The Environmental Protection Agency said Tuesday the new rule represented its most consequential effort yet to tackle deadly pollution that contributes to smog and soot that hangs over more than half the country.

The rule would cost nearly $3 billion a year and those costs are likely to be passed along to consumers, although the rule’s effect on specific companies and on consumers was not clear.

“We believe that today is marking a large and important step in EPA’s effort to protect public health,” said the agency’s top air pollution official, Gina McCarthy.

The rule, to be finalized next year, aims to cut sulfur dioxide emissions by 71 percent from 2005 levels by 2014 and nitrogen oxide emissions by 52 percent in the same time frame.

Known as the Clean Air Interstate Rule, the measure requires 31 states from Massachusetts to Texas to reduce smog and soot-producing emissions that can travel long distances in the wind.

The rule would overturn and toughen rules issued during the administration of former President George W. Bush.

While environmental groups and some Democratic lawmakers hailed the new regulation, they conceded the complicated measure is open to industry lawsuits that could cause delays in meeting public health targets.

Sen.

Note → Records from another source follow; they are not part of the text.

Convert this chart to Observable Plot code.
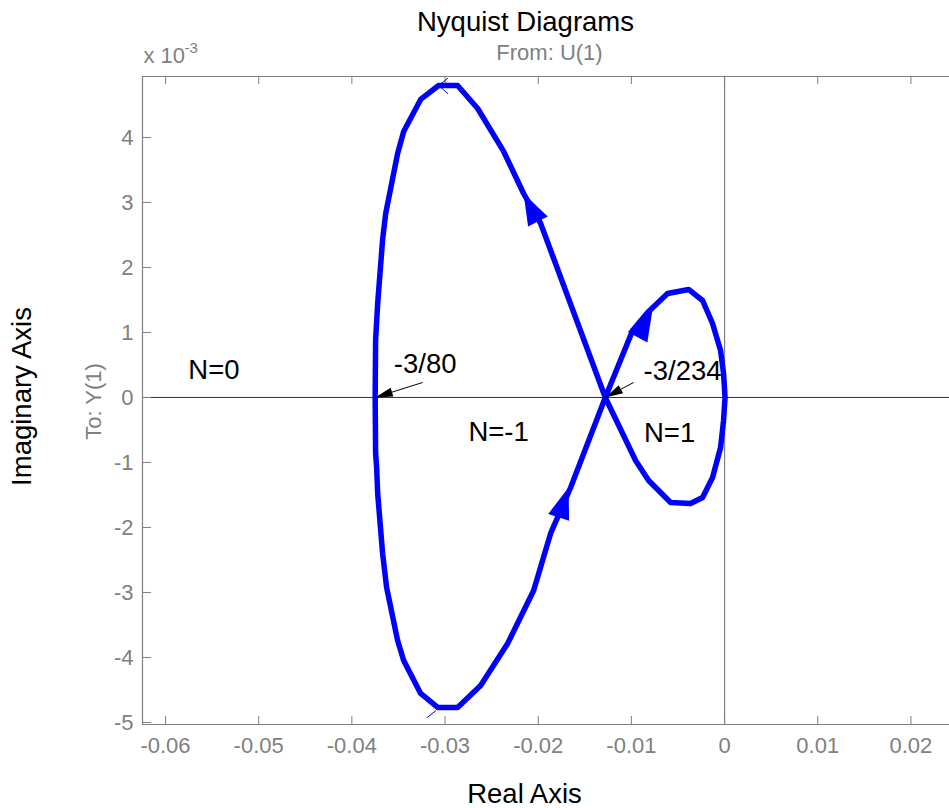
<!DOCTYPE html>
<html><head><meta charset="utf-8">
<script src="https://cdn.jsdelivr.net/npm/d3@7"></script>
<script src="https://cdn.jsdelivr.net/npm/@observablehq/plot@0.6"></script>
<style>html,body{margin:0;padding:0;background:#fff;overflow:hidden}</style>
</head><body><div id="chart"></div>
<script>
// Nyquist curve (real part, imaginary part in units of 1e-3)
const re = [-0.0128,-0.01974,-0.02157,-0.02371,-0.02650,-0.02865,-0.03069,-0.03262,-0.03444,-0.03509,-0.03637,-0.03670,-0.03723,-0.03745,-0.03750,
  -0.03745,-0.03734,-0.03723,-0.03670,-0.03627,-0.03509,-0.03444,-0.03262,-0.03079,-0.02865,-0.02618,-0.02328,-0.02049,-0.01867,-0.01652,-0.0128,
  -0.00987,-0.00826,-0.00612,-0.00386,-0.00236,-0.00129,-0.00043,-0.00011,0.00005,-0.00011,-0.00043,-0.00129,-0.00236,-0.00365,-0.00579,-0.00815,-0.00955,-0.0128];
const im = [0,2.677,3.138,3.785,4.446,4.800,4.800,4.585,4.092,3.754,2.831,2.431,1.446,0.892,0,
  -0.862,-1.077,-1.477,-2.400,-2.923,-3.738,-4.046,-4.554,-4.769,-4.769,-4.431,-3.785,-2.969,-2.092,-1.385,0,
  1.031,1.308,1.600,1.662,1.492,1.138,0.723,0.369,0,-0.354,-0.769,-1.231,-1.538,-1.631,-1.615,-1.277,-0.969,0];

// direction arrowheads on the curve (base -> tip)
const arrowBaseRe = [-0.02012,-0.01781,-0.00923];
const arrowBaseIm = [2.731,-1.846,0.954];
const arrowTipRe = [-0.02157,-0.01674,-0.00773];
const arrowTipIm = [3.138,-1.385,1.354];

// small thin end markers
const topMarkRe = [-0.02972,-0.03069,-0.02972];
const topMarkIm = [4.908,4.800,4.677];
const botMarkRe = [-0.03191,-0.03101];
const botMarkIm = [-4.923,-4.820];

// annotations
const labelText = ["N=0","-3/80","N=-1","-3/234","N=1"];
const labelRe = [-0.0548,-0.03213,-0.02425,-0.00451,-0.0059];
const labelIm = [0.415,0.508,-0.538,0.40,-0.554];

// annotation pointers (start -> tip)
const pointerStartRe = [-0.0324,-0.00976];
const pointerStartIm = [0.231,0.231];
const pointerTipRe = [-0.0375,-0.0128];
const pointerTipIm = [0,0];

const xTicks = [-0.06,-0.05,-0.04,-0.03,-0.02,-0.01,0,0.01,0.02];
const yTicks = [-5,-4,-3,-2,-1,0,1,2,3,4];

// layout
const W = 949, H = 808, mL = 142, mR = 0, mT = 76, mB = 84;
const xDom = [-0.06247, 0.02414], yDom = [-5.031, 4.938];
const kx = (W - mL - mR) / (xDom[1] - xDom[0]);
const ky = (H - mT - mB) / (yDom[1] - yDom[0]);
const angle = (x1, y1, x2, y2) => Math.atan2((x2 - x1) * kx, (y2 - y1) * ky) * 180 / Math.PI;

const curve = re.map((x, i) => ({x, y: im[i]}));
const heads = arrowTipRe.map((x, i) => ({x, y: arrowTipIm[i], r: angle(arrowBaseRe[i], arrowBaseIm[i], x, arrowTipIm[i])}));
const pointers = pointerTipRe.map((x, i) => ({x1: pointerStartRe[i], y1: pointerStartIm[i], x2: x, y2: pointerTipIm[i],
  r: angle(pointerStartRe[i], pointerStartIm[i], x, pointerTipIm[i])}));
const labels = labelText.map((t, i) => ({t, x: labelRe[i], y: labelIm[i]}));
const topMark = topMarkRe.map((x, i) => ({x, y: topMarkIm[i]}));
const botMark = botMarkRe.map((x, i) => ({x, y: botMarkIm[i]}));

const headSymbol = (lf, wf) => ({draw(ctx, size) {
  const r = Math.sqrt(size / Math.PI);
  const L = lf * r, w = wf * r / 2;
  ctx.moveTo(0, 0); ctx.lineTo(-w, L); ctx.lineTo(w, L); ctx.closePath();
}});

const grey = "#808080", blue = "#0000ff";
const fw = W - mL - mR, fh = H - mT - mB;

const chart = Plot.plot({
  width: W, height: H,
  marginLeft: mL, marginRight: mR, marginTop: mT, marginBottom: mB,
  style: {fontFamily: "'Liberation Sans', Arial, Helvetica, sans-serif", background: "#fff", overflow: "visible"},
  x: {domain: xDom},
  y: {domain: yDom},
  marks: [
    Plot.ruleX([0], {stroke: grey, strokeWidth: 1.2}),
    Plot.ruleY([0], {stroke: "#333", strokeWidth: 1}),
    Plot.ruleX([xDom[0]], {stroke: grey, strokeWidth: 1.2}),
    Plot.ruleY([yDom[0], yDom[1]], {stroke: grey, strokeWidth: 1.2}),
    Plot.tickX(xTicks, {x: d => d, insetTop: fh - 8, stroke: grey}),
    Plot.tickX(xTicks, {x: d => d, insetBottom: fh - 8, stroke: grey}),
    Plot.tickY(yTicks, {y: d => d, insetRight: fw - 9, stroke: grey}),
    Plot.axisX({ticks: xTicks, tickSize: 0, tickPadding: 13, tickFormat: d => String(d), fontSize: 22, color: grey, label: null}),
    Plot.axisY({ticks: yTicks, tickSize: 0, tickPadding: 9, tickFormat: d => String(d), fontSize: 22, color: grey, label: null}),
    Plot.line(curve, {x: "x", y: "y", stroke: blue, strokeWidth: 5.5, strokeLinejoin: "round", strokeLinecap: "round"}),
    Plot.line(topMark, {x: "x", y: "y", stroke: blue, strokeWidth: 1}),
    Plot.line(botMark, {x: "x", y: "y", stroke: blue, strokeWidth: 1}),
    Plot.dot(heads, {x: "x", y: "y", rotate: "r", r: 10.5, symbol: headSymbol(3, 2.1), fill: blue, stroke: "none"}),
    Plot.link(pointers, {x1: "x1", y1: "y1", x2: "x2", y2: "y2", stroke: "#000", strokeWidth: 1}),
    Plot.dot(pointers, {x: "x2", y: "y2", rotate: "r", r: 4.2, symbol: headSymbol(4.2, 2.2), fill: "#000", stroke: "none"}),
    Plot.text(labels, {x: "x", y: "y", text: "t", fontSize: 27.5, fill: "#000", textAnchor: "middle", lineAnchor: "middle"}),
    // titles
    Plot.text(["Nyquist Diagrams"], {text: d => d, frameAnchor: "top-left", dx: 383, dy: -54, fontSize: 27.5, fill: "#000", textAnchor: "middle", lineAnchor: "middle"}),
    Plot.text(["From: U(1)"], {text: d => d, frameAnchor: "top-left", dx: 407, dy: -24, fontSize: 22, fill: grey, textAnchor: "middle", lineAnchor: "middle"}),
    Plot.text(["x 10"], {text: d => d, frameAnchor: "top-left", dx: 1, dy: -21, fontSize: 22, fill: grey, textAnchor: "start", lineAnchor: "middle"}),
    Plot.text(["-3"], {text: d => d, frameAnchor: "top-left", dx: 42, dy: -28, fontSize: 15, fill: grey, textAnchor: "start", lineAnchor: "middle"}),
    Plot.text(["Imaginary Axis"], {text: d => d, frameAnchor: "top-left", dx: -120, dy: 320, rotate: -90, fontSize: 27.5, fill: "#000", textAnchor: "middle", lineAnchor: "middle"}),
    Plot.text(["To: Y(1)"], {text: d => d, frameAnchor: "top-left", dx: -49, dy: 325, rotate: -90, fontSize: 22, fill: grey, textAnchor: "middle", lineAnchor: "middle"}),
    Plot.text(["Real Axis"], {text: d => d, frameAnchor: "bottom-left", dx: 382, dy: 70, fontSize: 27.5, fill: "#000", textAnchor: "middle", lineAnchor: "middle"})
  ]
});
document.getElementById("chart").appendChild(chart);
</script></body></html>
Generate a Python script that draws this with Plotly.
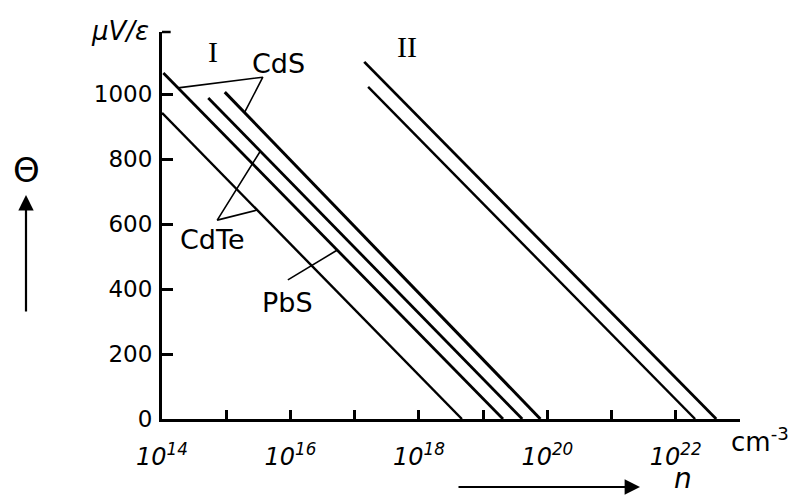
import plotly.graph_objects as go

# Thermoelectric power vs carrier concentration (straight lines on log n)
# Group I
pbs_n = [1.0e14, 4.68e18]
pbs_theta = [942, 0]

cds_a_n = [1.05e14, 2.04e19]
cds_a_theta = [1065, 0]

cdte_b_n = [5.25e14, 4.07e19]
cdte_b_theta = [988, 0]

cds_b_n = [9.5e14, 7.8e19]
cds_b_theta = [1006, 0]

# Group II
ii_upper_n = [1.41e17, 4.27e22]
ii_upper_theta = [1099, 0]

ii_lower_n = [1.62e17, 2.0e22]
ii_lower_theta = [1022, 0]

# Label leader lines (vertex first)
cds_ptr_n = [10.0**14.25, 10.0**15.57, 10.0**15.29]
cds_ptr_theta = [1019, 1052, 945]
cdte_ptr_n = [10.0**15.48, 10.0**14.86, 10.0**15.53]
cdte_ptr_theta = [643, 612, 824]
pbs_ptr_n = [10.0**15.96, 10.0**16.73]
pbs_ptr_theta = [428, 520]

# Axis ticks
x_tickvals = [10.0**k for k in range(14, 24)]
x_ticktext = ["10<sup>14</sup>", "", "10<sup>16</sup>", "", "10<sup>18</sup>", "",
              "10<sup>20</sup>", "", "10<sup>22</sup>", ""]
y_tickvals = [0, 200, 400, 600, 800, 1000]
y_ticktext = ["0", "200", "400", "600", "800", "1000"]

W, H = 795, 497
L, R, T, B = 162, 55, 32, 78
PW, PH = W - L - R, H - T - B


def px(x, y):
    return (x - L) / PW, (H - B - y) / PH


fig = go.Figure()

for xs, ys, w in [(pbs_n, pbs_theta, 2.4), (cds_a_n, cds_a_theta, 2.8),
                  (cdte_b_n, cdte_b_theta, 2.8), (cds_b_n, cds_b_theta, 3.0),
                  (ii_upper_n, ii_upper_theta, 2.8), (ii_lower_n, ii_lower_theta, 2.4)]:
    fig.add_trace(go.Scatter(x=xs, y=ys, mode="lines",
                             line=dict(color="black", width=w),
                             showlegend=False, hoverinfo="skip"))

for xs, ys in [(cds_ptr_n, cds_ptr_theta), (cdte_ptr_n, cdte_ptr_theta),
               (pbs_ptr_n, pbs_ptr_theta)]:
    fig.add_trace(go.Scatter(x=xs, y=ys, mode="lines",
                             line=dict(color="black", width=1.6),
                             showlegend=False, hoverinfo="skip"))

hand = "DejaVu Sans"

fig.update_xaxes(type="log", range=[14, 23], showline=True, linecolor="black",
                 linewidth=3, ticks="inside", ticklen=9, tickwidth=2.5,
                 tickcolor="black", tickvals=x_tickvals, ticktext=x_ticktext,
                 tickfont=dict(family=hand, size=24, color="black", style="italic"),
                 ticklabelstandoff=14, showgrid=False, zeroline=False)
fig.update_yaxes(range=[0, 1191], showline=True, linecolor="black", linewidth=3,
                 ticks="inside", ticklen=11, tickwidth=2.5, tickcolor="black",
                 tickvals=y_tickvals, ticktext=y_ticktext,
                 tickfont=dict(family=hand, size=23, color="black"),
                 ticklabelstandoff=2, showgrid=False, zeroline=False)

annotations = []


def text(x, y, s, size, family=hand, style="normal"):
    xp, yp = px(x, y)
    annotations.append(dict(x=xp, y=yp, xref="paper", yref="paper", text=s,
                            showarrow=False, xanchor="center", yanchor="middle",
                            font=dict(family=family, size=size, color="black",
                                      style=style)))


text(120, 31, "μV/ε", 26, style="italic")
text(213, 51, "I", 30, family="Liberation Serif")
text(407, 46, "II", 30, family="Liberation Serif")
text(278, 63, "CdS", 27)
text(212, 240, "CdTe", 27)
text(287, 302, "PbS", 27)
text(26, 170, "Θ", 34)
text(683, 478, "n", 28, style="italic")
text(760, 440, "cm<sup>-3</sup>", 26)

# Direction arrows for the axis quantities
hx, hy = px(26, 195)
annotations.append(dict(x=hx, y=hy, xref="paper", yref="paper", text="",
                        showarrow=True, ax=0, ay=118, arrowhead=2, arrowsize=1.4,
                        arrowwidth=2.2, arrowcolor="black"))
hx, hy = px(640, 487)
annotations.append(dict(x=hx, y=hy, xref="paper", yref="paper", text="",
                        showarrow=True, ax=-183, ay=0, arrowhead=2, arrowsize=1.4,
                        arrowwidth=2.2, arrowcolor="black"))

fig.update_layout(width=W, height=H, margin=dict(l=L, r=R, t=T, b=B),
                  plot_bgcolor="white", paper_bgcolor="white",
                  annotations=annotations,
                  shapes=[dict(type="line", xref="paper", yref="paper",
                               x0=0, x1=0.015, y0=1, y1=1,
                               line=dict(color="black", width=2.5))])

fig.write_html("out.html")
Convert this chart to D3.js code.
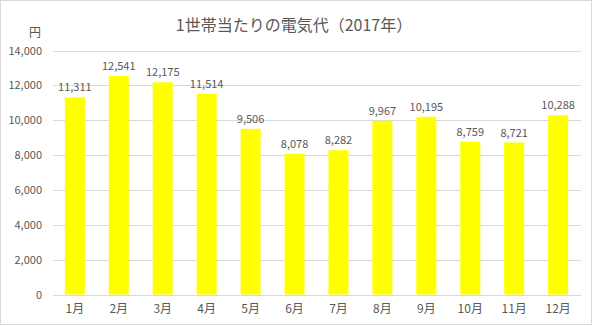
<!DOCTYPE html>
<html><head><meta charset="utf-8">
<script src="https://cdn.jsdelivr.net/npm/d3@7"></script>
<style>body{margin:0;background:#fff}svg{display:block}text{font-family:"Noto Sans CJK JP","Noto Sans",sans-serif}</style>
</head><body>
<script>
const months = ["1月","2月","3月","4月","5月","6月","7月","8月","9月","10月","11月","12月"];
const values = [11311,12541,12175,11514,9506,8078,8282,9967,10195,8759,8721,10288];
const yTicks = [0,2000,4000,6000,8000,10000,12000,14000];
const title = "1世帯当たりの電気代（2017年）";
const unit = "円";

const W = 594, H = 326;
const svg = d3.select("body").append("svg").attr("width", W).attr("height", H);
svg.append("rect").attr("x",0.5).attr("y",0.5).attr("width",591).attr("height",324)
  .attr("fill","#fff").attr("stroke","#d9d9d9");

const x = d3.scaleBand().domain(months).range([53,580]).paddingInner(0.545).paddingOuter(0.27);
const y = d3.scaleLinear().domain([0,14000]).range([294.5,50.5]);

const fmt = d3.format(",");
const grid = svg.append("g");
grid.selectAll("line").data(yTicks).join("line")
  .attr("x1",53).attr("x2",581)
  .attr("y1",d=>Math.round(y(d))+0.5).attr("y2",d=>Math.round(y(d))+0.5)
  .attr("stroke","#d9d9d9").attr("stroke-width",1);

const yAxis = d3.axisLeft(y).tickValues(yTicks).tickFormat(fmt).tickSize(0).tickPadding(0);
const ya = svg.append("g").attr("transform","translate(42,0)").call(yAxis);
ya.select(".domain").remove();
ya.selectAll("text").attr("fill","#595959").style("font-size","11px").attr("font-family","'Noto Sans CJK JP'");

svg.selectAll("rect.bar").data(values).join("rect").attr("class","bar")
  .attr("x",(d,i)=>x(months[i])).attr("width",x.bandwidth())
  .attr("y",d=>y(d)).attr("height",d=>y(0)-y(d)).attr("fill","#ffff00");

svg.selectAll("text.lbl").data(values).join("text").attr("class","lbl")
  .attr("x",(d,i)=>x(months[i])+x.bandwidth()/2).attr("y",d=>y(d)-6)
  .attr("text-anchor","middle").attr("fill","#595959").style("font-size","11px")
  .text(d=>fmt(d));

const xAxis = d3.axisBottom(x).tickSize(0).tickPadding(0);
const xa = svg.append("g").attr("transform","translate(0,304)").call(xAxis);
xa.select(".domain").remove();
xa.selectAll("text").attr("fill","#595959").style("font-size","12px").attr("font-family","'Noto Sans CJK JP'");

svg.append("text").attr("x",35).attr("y",37).attr("text-anchor","middle")
  .attr("fill","#595959").style("font-size","12px").text(unit);
svg.append("text").attr("x",294).attr("y",31).attr("text-anchor","middle")
  .attr("fill","#595959").style("font-size","16px").text(title);
</script>
</body></html>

Tom Carper, D-Del., said the likelihood of litigation underscores the need for Congress to pass strong air pollution legislation this year.

With a comprehensive energy bill facing united GOP opposition in the Senate, Democrats are considering an approach that would focus on capping greenhouse gas emissions from power plants. Some White House officials have begun to speak favorably about such a “utility-only” bill.

Frank O’Donnell, chairman of Clean Air Watch, cautioned Democrats not to sacrifice the interstate pollution rule to win votes for a climate bill.

More than a dozen states, along with environmental groups, sued the EPA several years ago, contending the Bush administration ignored science when it decided in 2006 not to lower the soot standard.

EPA Administrator Lisa Jackson said the rule signed Tuesday should improve air quality and public health from southern New England down to Florida, over to Texas and up to Minnesota. The rule does not affect Maine, Rhode Island, Vermont and New Hampshire.